┌──

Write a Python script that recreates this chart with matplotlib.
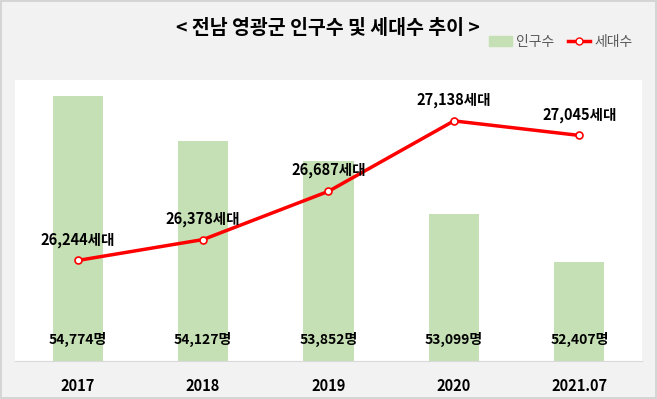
import numpy as np
import matplotlib
matplotlib.use("Agg")
from matplotlib import pyplot as plt
from matplotlib.lines import Line2D
from matplotlib.patches import Patch, Rectangle

plt.rcParams['font.family'] = ['Noto Sans CJK KR', 'DejaVu Sans']

# datos
anios = ["2017", "2018", "2019", "2020", "2021.07"]
poblacion = [54774, 54127, 53852, 53099, 52407]
hogares = [26244, 26378, 26687, 27138, 27045]

verde = "#c5e0b4"
rojo = "#ff0000"
fondo = "#f2f2f2"

fig = plt.figure(figsize=(6.57, 3.99), dpi=100, facecolor=fondo)
fig.patches.append(Rectangle((0.002, 0.003), 0.996, 0.994, transform=fig.transFigure,
                             fill=False, edgecolor="#d0d0d0", linewidth=1.2))

# area del grafico (en pixeles: x 15-642, y 80-361)
ax = fig.add_axes([15/657, 1-361/399, 627/657, 281/399])
ax.set_facecolor("white")
x = np.arange(len(anios))
ax.bar(x, poblacion, width=0.4, color=verde, zorder=1)
ax.set_ylim(51000, 55000)
ax.set_xlim(-0.5, len(anios)-0.5)
ax.set_yticks([])
ax.set_xticks(x)
ax.set_xticklabels(anios, fontsize=10.5, fontweight="bold")
ax.tick_params(axis="x", length=0, pad=12)
for s in ["top", "left", "right"]:
    ax.spines[s].set_visible(False)
ax.spines["bottom"].set_color("#d9d9d9")

for i, v in enumerate(poblacion):
    ax.text(i, 51300, "{:,}명".format(v), ha="center", va="center",
            fontsize=10, fontweight="bold", zorder=5)

ax2 = ax.twinx()
ax2.plot(x, hogares, color=rojo, linewidth=2.5, marker="o", markersize=5,
         markerfacecolor="white", markeredgecolor=rojo, markeredgewidth=1.2, zorder=3)
ax2.set_ylim(25600, 27400)
ax2.set_yticks([])
for s in ["top", "left", "right", "bottom"]:
    ax2.spines[s].set_visible(False)

for i, v in enumerate(hogares):
    ax2.annotate("{:,}세대".format(v), (i, v), xytext=(0, 15), textcoords="offset points",
                 ha="center", va="center", fontsize=10.5, fontweight="bold")

fig.text(328/657, 1-29/399, "< 전남 영광군 인구수 및 세대수 추이 >", ha="center", va="center",
         fontsize=14, fontweight="bold")

handles = [Patch(color=verde), Line2D([], [], color=rojo, linewidth=2.5, marker="o", markersize=5,
                                      markerfacecolor="white", markeredgecolor=rojo)]
fig.legend(handles, ["인구수", "세대수"], loc="center right", bbox_to_anchor=(645/657, 1-42/399),
           ncol=2, frameon=False, fontsize=10, labelcolor="#595959", handlelength=1.6,
           handletextpad=0.3, columnspacing=1.0)

fig.savefig("out.png", dpi=100, facecolor=fondo)
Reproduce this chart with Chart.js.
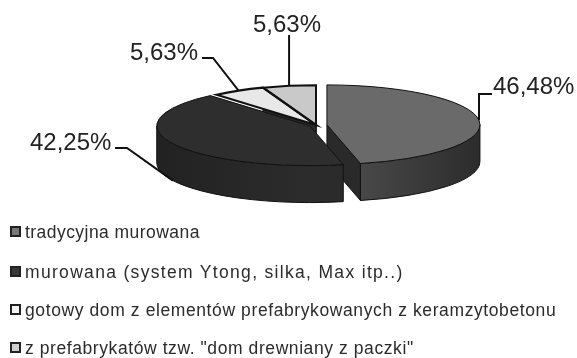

└──

▸ Work instructions
Repeat the material exactly as it reads, without any of its pictures.

▸ Output
Write a Python script that recreates this chart with matplotlib.
import numpy as np
import matplotlib
matplotlib.use("Agg")
from matplotlib import pyplot as plt
from matplotlib.lines import Line2D
from matplotlib.patches import Patch, Rectangle

plt.rcParams['font.family'] = ['Noto Sans CJK KR', 'DejaVu Sans']

# datos
anios = ["2017", "2018", "2019", "2020", "2021.07"]
poblacion = [54774, 54127, 53852, 53099, 52407]
hogares = [26244, 26378, 26687, 27138, 27045]

verde = "#c5e0b4"
rojo = "#ff0000"
fondo = "#f2f2f2"

fig = plt.figure(figsize=(6.57, 3.99), dpi=100, facecolor=fondo)
fig.patches.append(Rectangle((0.002, 0.003), 0.996, 0.994, transform=fig.transFigure,
                             fill=False, edgecolor="#d0d0d0", linewidth=1.2))

# area del grafico (en pixeles: x 15-642, y 80-361)
ax = fig.add_axes([15/657, 1-361/399, 627/657, 281/399])
ax.set_facecolor("white")
x = np.arange(len(anios))
ax.bar(x, poblacion, width=0.4, color=verde, zorder=1)
ax.set_ylim(51000, 55000)
ax.set_xlim(-0.5, len(anios)-0.5)
ax.set_yticks([])
ax.set_xticks(x)
ax.set_xticklabels(anios, fontsize=10.5, fontweight="bold")
ax.tick_params(axis="x", length=0, pad=12)
for s in ["top", "left", "right"]:
    ax.spines[s].set_visible(False)
ax.spines["bottom"].set_color("#d9d9d9")

for i, v in enumerate(poblacion):
    ax.text(i, 51300, "{:,}명".format(v), ha="center", va="center",
            fontsize=10, fontweight="bold", zorder=5)

ax2 = ax.twinx()
ax2.plot(x, hogares, color=rojo, linewidth=2.5, marker="o", markersize=5,
         markerfacecolor="white", markeredgecolor=rojo, markeredgewidth=1.2, zorder=3)
ax2.set_ylim(25600, 27400)
ax2.set_yticks([])
for s in ["top", "left", "right", "bottom"]:
    ax2.spines[s].set_visible(False)

for i, v in enumerate(hogares):
    ax2.annotate("{:,}세대".format(v), (i, v), xytext=(0, 15), textcoords="offset points",
                 ha="center", va="center", fontsize=10.5, fontweight="bold")

fig.text(328/657, 1-29/399, "< 전남 영광군 인구수 및 세대수 추이 >", ha="center", va="center",
         fontsize=14, fontweight="bold")

handles = [Patch(color=verde), Line2D([], [], color=rojo, linewidth=2.5, marker="o", markersize=5,
                                      markerfacecolor="white", markeredgecolor=rojo)]
fig.legend(handles, ["인구수", "세대수"], loc="center right", bbox_to_anchor=(645/657, 1-42/399),
           ncol=2, frameon=False, fontsize=10, labelcolor="#595959", handlelength=1.6,
           handletextpad=0.3, columnspacing=1.0)

fig.savefig("out.png", dpi=100, facecolor=fondo)
Reproduce this chart with Chart.js.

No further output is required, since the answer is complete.